§ **Task objective**: Write out the material exactly, with the pictures left out.

-----

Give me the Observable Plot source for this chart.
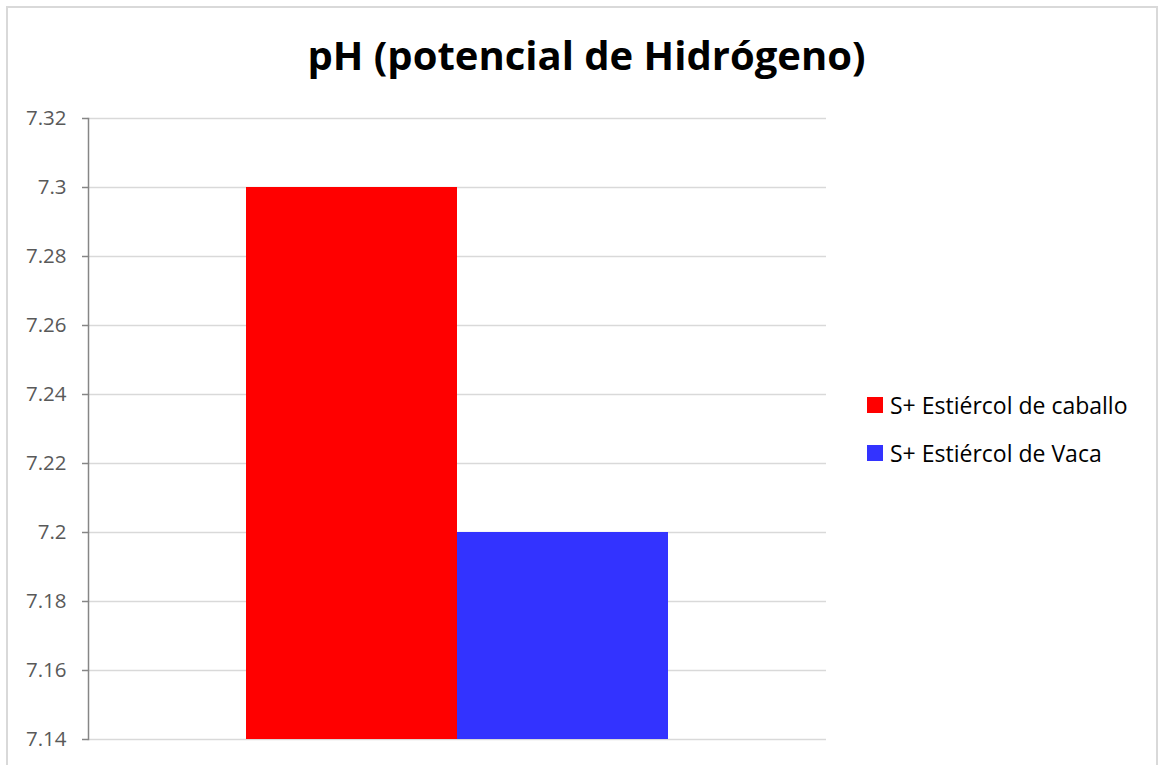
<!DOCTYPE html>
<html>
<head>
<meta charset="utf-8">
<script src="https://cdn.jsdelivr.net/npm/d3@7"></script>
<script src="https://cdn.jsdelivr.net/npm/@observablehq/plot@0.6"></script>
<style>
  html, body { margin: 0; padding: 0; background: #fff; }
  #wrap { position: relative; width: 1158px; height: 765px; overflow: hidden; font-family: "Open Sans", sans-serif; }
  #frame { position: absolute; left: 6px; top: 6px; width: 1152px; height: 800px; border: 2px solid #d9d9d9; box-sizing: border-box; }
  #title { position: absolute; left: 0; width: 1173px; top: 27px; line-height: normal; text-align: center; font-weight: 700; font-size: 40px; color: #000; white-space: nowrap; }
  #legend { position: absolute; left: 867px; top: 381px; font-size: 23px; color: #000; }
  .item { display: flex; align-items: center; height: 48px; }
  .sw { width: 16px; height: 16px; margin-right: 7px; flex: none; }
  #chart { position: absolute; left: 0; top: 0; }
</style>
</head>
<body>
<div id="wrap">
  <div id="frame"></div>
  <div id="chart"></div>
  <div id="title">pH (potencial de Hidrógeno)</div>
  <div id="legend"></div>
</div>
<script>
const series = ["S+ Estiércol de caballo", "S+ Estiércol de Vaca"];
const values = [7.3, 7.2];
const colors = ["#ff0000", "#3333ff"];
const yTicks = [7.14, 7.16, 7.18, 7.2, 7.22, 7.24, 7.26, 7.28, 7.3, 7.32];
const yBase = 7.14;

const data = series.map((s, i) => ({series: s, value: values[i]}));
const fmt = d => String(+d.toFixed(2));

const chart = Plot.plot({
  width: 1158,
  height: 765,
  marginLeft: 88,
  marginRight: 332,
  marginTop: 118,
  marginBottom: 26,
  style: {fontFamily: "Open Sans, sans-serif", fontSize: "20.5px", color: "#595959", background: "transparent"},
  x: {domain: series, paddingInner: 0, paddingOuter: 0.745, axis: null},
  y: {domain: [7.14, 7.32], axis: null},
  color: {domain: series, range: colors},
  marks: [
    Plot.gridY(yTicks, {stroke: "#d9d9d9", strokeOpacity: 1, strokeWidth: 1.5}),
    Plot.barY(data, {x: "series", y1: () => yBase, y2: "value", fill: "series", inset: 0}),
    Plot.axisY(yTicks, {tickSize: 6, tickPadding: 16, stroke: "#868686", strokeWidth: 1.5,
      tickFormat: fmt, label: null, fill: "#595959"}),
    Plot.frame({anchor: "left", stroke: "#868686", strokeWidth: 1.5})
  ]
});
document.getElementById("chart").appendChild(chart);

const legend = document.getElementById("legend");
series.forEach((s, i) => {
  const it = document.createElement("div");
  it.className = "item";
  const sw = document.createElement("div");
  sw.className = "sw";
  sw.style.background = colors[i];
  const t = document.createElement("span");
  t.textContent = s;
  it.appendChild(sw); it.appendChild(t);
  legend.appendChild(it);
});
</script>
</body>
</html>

-----

§ **Written solution**:
Give me the Observable Plot source for this chart.
<!DOCTYPE html>
<html>
<head>
<meta charset="utf-8">
<script src="https://cdn.jsdelivr.net/npm/d3@7"></script>
<script src="https://cdn.jsdelivr.net/npm/@observablehq/plot@0.6"></script>
<style>
  html, body { margin: 0; padding: 0; background: #fff; }
  #wrap { position: relative; width: 1158px; height: 765px; overflow: hidden; font-family: "Open Sans", sans-serif; }
  #frame { position: absolute; left: 6px; top: 6px; width: 1152px; height: 800px; border: 2px solid #d9d9d9; box-sizing: border-box; }
  #title { position: absolute; left: 0; width: 1173px; top: 27px; line-height: normal; text-align: center; font-weight: 700; font-size: 40px; color: #000; white-space: nowrap; }
  #legend { position: absolute; left: 867px; top: 381px; font-size: 23px; color: #000; }
  .item { display: flex; align-items: center; height: 48px; }
  .sw { width: 16px; height: 16px; margin-right: 7px; flex: none; }
  #chart { position: absolute; left: 0; top: 0; }
</style>
</head>
<body>
<div id="wrap">
  <div id="frame"></div>
  <div id="chart"></div>
  <div id="title">pH (potencial de Hidrógeno)</div>
  <div id="legend"></div>
</div>
<script>
const series = ["S+ Estiércol de caballo", "S+ Estiércol de Vaca"];
const values = [7.3, 7.2];
const colors = ["#ff0000", "#3333ff"];
const yTicks = [7.14, 7.16, 7.18, 7.2, 7.22, 7.24, 7.26, 7.28, 7.3, 7.32];
const yBase = 7.14;

const data = series.map((s, i) => ({series: s, value: values[i]}));
const fmt = d => String(+d.toFixed(2));

const chart = Plot.plot({
  width: 1158,
  height: 765,
  marginLeft: 88,
  marginRight: 332,
  marginTop: 118,
  marginBottom: 26,
  style: {fontFamily: "Open Sans, sans-serif", fontSize: "20.5px", color: "#595959", background: "transparent"},
  x: {domain: series, paddingInner: 0, paddingOuter: 0.745, axis: null},
  y: {domain: [7.14, 7.32], axis: null},
  color: {domain: series, range: colors},
  marks: [
    Plot.gridY(yTicks, {stroke: "#d9d9d9", strokeOpacity: 1, strokeWidth: 1.5}),
    Plot.barY(data, {x: "series", y1: () => yBase, y2: "value", fill: "series", inset: 0}),
    Plot.axisY(yTicks, {tickSize: 6, tickPadding: 16, stroke: "#868686", strokeWidth: 1.5,
      tickFormat: fmt, label: null, fill: "#595959"}),
    Plot.frame({anchor: "left", stroke: "#868686", strokeWidth: 1.5})
  ]
});
document.getElementById("chart").appendChild(chart);

const legend = document.getElementById("legend");
series.forEach((s, i) => {
  const it = document.createElement("div");
  it.className = "item";
  const sw = document.createElement("div");
  sw.className = "sw";
  sw.style.background = colors[i];
  const t = document.createElement("span");
  t.textContent = s;
  it.appendChild(sw); it.appendChild(t);
  legend.appendChild(it);
});
</script>
</body>
</html>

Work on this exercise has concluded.